As to the Miracle play, we look upon it as a most successful reproduction, or rather image, of those strange religious shows which were long represented in the Romish churches all over Europe, and which, though somewhat altered in their form, are not yet abolished in some parts of the Continent. Mr Longfellow, whilst preserving so much of the spirit of the old Mysteries as to convey an adequate idea of their grotesqueness, has lent to this composition a charm which none of the old plays possess. Those who are anxious to ascertain what a Miracle play really was, will find a fair specimen in the first volume of Hawkins' English Drama. The general reader may, however, content himself with Mr Longfellow's production, which is, in many points of view, remarkable. The scenes represented are principally taken from the Apocryphal Gospels, attributed to St Thomas, of the Infancy of our Saviour—which gospels were long read in some of the Nestorian churches. Here, again, Mr Longfellow has been charged with impiety, as if, by his own invention, he were supplementing Scripture. He has done nothing of the kind. He has simply reproduced, in a peculiar form, a legend or tradition well known in the middle ages; and if this license is to be prohibited, what imaginative or poetical author who has treated of sacred subjects can escape? Milton has sinned in this respect far more deeply than Longfellow. But we really do not think it necessary to pursue this subject further.
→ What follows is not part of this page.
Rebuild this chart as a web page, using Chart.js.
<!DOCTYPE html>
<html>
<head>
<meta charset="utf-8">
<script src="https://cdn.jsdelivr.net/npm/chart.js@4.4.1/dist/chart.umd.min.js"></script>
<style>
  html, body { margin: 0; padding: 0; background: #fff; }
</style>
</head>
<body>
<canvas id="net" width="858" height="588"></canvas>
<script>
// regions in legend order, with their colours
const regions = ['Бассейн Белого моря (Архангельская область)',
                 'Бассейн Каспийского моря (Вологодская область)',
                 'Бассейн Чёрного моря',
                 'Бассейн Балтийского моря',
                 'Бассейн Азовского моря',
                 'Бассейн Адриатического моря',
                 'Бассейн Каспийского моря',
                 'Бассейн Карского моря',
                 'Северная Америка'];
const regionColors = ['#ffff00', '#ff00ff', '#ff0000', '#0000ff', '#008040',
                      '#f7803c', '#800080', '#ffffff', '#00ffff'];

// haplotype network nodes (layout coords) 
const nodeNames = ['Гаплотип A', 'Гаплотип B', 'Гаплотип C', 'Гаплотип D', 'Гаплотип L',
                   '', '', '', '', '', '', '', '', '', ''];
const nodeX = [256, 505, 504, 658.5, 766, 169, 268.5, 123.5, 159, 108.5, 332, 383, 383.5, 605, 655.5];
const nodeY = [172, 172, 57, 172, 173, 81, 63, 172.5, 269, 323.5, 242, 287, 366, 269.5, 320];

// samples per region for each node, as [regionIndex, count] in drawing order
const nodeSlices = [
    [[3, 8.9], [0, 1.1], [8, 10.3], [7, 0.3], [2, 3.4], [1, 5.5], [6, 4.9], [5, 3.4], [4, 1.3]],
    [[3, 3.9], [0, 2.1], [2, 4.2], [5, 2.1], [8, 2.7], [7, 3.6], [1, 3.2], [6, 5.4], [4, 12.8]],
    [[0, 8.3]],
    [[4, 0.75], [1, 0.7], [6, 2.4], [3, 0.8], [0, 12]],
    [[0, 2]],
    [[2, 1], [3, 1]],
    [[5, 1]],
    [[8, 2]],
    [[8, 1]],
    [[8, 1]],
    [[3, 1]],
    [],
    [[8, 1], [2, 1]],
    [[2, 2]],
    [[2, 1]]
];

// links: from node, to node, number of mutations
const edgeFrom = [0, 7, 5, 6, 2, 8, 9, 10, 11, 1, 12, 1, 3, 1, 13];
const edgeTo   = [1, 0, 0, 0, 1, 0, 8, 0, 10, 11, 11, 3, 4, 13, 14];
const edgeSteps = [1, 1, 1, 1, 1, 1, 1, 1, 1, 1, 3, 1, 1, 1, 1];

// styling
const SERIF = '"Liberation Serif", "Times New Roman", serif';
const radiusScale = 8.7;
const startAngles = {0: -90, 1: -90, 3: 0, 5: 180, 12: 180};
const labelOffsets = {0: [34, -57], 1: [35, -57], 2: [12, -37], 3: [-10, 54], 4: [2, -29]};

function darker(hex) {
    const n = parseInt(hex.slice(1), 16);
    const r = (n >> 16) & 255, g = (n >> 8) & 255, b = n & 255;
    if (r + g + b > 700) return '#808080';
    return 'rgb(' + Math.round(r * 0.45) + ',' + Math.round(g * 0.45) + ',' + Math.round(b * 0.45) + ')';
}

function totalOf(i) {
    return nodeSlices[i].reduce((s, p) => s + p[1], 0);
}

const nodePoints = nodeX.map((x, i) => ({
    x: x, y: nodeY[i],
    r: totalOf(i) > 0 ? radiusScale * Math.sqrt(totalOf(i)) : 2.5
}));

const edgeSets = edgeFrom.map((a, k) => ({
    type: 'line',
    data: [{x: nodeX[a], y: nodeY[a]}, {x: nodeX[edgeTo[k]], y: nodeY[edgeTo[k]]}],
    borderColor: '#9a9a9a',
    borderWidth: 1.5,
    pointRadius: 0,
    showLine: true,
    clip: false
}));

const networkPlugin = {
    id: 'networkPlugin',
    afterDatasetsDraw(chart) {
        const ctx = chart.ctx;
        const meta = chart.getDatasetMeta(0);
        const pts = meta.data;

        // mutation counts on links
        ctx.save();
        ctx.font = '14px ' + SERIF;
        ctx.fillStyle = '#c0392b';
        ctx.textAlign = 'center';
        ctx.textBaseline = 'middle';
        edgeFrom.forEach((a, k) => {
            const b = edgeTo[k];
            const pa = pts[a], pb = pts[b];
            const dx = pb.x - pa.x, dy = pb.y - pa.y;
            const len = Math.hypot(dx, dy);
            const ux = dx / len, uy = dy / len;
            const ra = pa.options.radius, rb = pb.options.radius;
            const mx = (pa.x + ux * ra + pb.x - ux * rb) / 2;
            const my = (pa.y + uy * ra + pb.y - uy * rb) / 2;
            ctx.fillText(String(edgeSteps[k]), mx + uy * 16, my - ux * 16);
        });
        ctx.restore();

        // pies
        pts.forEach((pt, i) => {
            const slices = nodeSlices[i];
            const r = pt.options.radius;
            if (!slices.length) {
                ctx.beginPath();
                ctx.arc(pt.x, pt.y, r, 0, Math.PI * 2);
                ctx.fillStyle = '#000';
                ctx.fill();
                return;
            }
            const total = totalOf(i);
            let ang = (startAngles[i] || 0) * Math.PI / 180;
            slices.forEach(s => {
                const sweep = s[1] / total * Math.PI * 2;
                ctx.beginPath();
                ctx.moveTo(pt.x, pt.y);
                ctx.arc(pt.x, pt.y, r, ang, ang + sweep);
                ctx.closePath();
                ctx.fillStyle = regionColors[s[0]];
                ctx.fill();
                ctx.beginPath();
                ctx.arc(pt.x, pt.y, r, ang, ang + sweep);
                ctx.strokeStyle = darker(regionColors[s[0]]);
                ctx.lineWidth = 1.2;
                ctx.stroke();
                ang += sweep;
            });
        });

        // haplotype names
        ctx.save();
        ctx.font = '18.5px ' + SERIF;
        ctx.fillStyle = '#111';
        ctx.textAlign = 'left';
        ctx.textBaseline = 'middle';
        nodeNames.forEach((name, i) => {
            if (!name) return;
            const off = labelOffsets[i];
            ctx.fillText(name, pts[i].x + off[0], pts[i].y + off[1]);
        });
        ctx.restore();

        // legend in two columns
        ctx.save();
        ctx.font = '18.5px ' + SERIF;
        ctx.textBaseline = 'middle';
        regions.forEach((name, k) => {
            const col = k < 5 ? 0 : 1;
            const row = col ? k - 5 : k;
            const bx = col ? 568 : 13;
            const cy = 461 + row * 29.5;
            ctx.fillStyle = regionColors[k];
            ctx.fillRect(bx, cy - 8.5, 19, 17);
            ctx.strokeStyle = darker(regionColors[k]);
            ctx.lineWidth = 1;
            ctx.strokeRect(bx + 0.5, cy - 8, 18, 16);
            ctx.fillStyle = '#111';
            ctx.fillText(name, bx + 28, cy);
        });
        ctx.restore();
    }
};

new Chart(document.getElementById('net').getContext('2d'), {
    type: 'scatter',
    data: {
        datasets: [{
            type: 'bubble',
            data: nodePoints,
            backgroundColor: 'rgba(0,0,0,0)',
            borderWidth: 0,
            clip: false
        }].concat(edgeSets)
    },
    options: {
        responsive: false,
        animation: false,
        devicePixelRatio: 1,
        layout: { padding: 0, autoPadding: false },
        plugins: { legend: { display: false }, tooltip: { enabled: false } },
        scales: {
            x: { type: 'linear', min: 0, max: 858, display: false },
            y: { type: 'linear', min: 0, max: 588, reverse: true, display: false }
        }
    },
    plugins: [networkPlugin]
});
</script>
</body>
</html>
We must not, any more than the travellers, loiter on the road, therefore we pass over the scenes at the Convent of Hirschau, as also that in the neighbouring nunnery. We confess that the carousal of the monks, in which Lucifer bears a share, (for the fiend continues to travel in disguise along with his expected victim,) does not strike us as being happily conceived. It is coarse, and we are sorry to say, vulgar; though it may be, doubtless, that such things were often said and enacted within convent walls. But the poet is bound to use a certain degree of discretion in his choice of materials, and in his manner of setting them forth. We think some of the ribaldry in this scene might have been spared with advantage, without in the least injuring that contrast between outward profession and real purity which the author evidently intended to draw; and we would urge upon Mr Longfellow the propriety of revising in future editions the passages to which we refer, as tending in no way to promote the strength, whilst they undoubtedly diminish the pleasure which we receive from other parts of the drama. The scene in the nunnery, in which the Abbess Irmengarde relates to Elsie the tale of her youthful attachment, and the preference which she gave to Walter of the Vogelweide over Prince Henry of Hoheneck, when both of them were her suitors, is very sweetly written, and entirely in keeping with the times.
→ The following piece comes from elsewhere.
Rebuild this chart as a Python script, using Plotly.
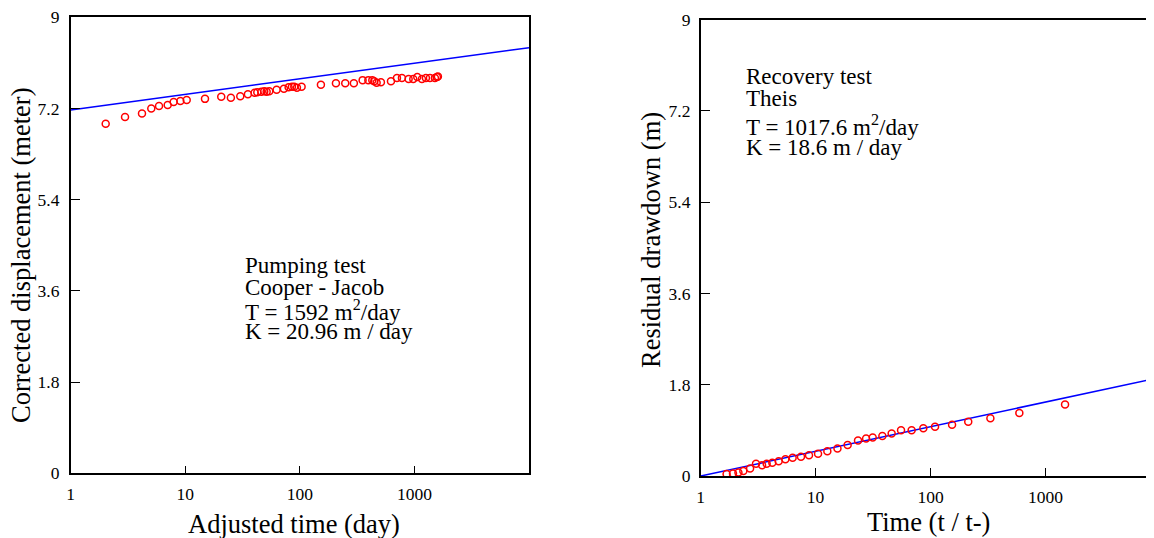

Then follow several scenes of much beauty, which conduct us through Switzerland into Italy. The travellers embark from Genoa in a felucca, bound for Salerno; and thus speaks the captain or padrone of the vessel, as the wind is freshening. It is a strange piece of rhyme, but worth listening to, were it only on account of its singularity.

The verse sounds like an echo of the shrill piping of the Mediterranean wind.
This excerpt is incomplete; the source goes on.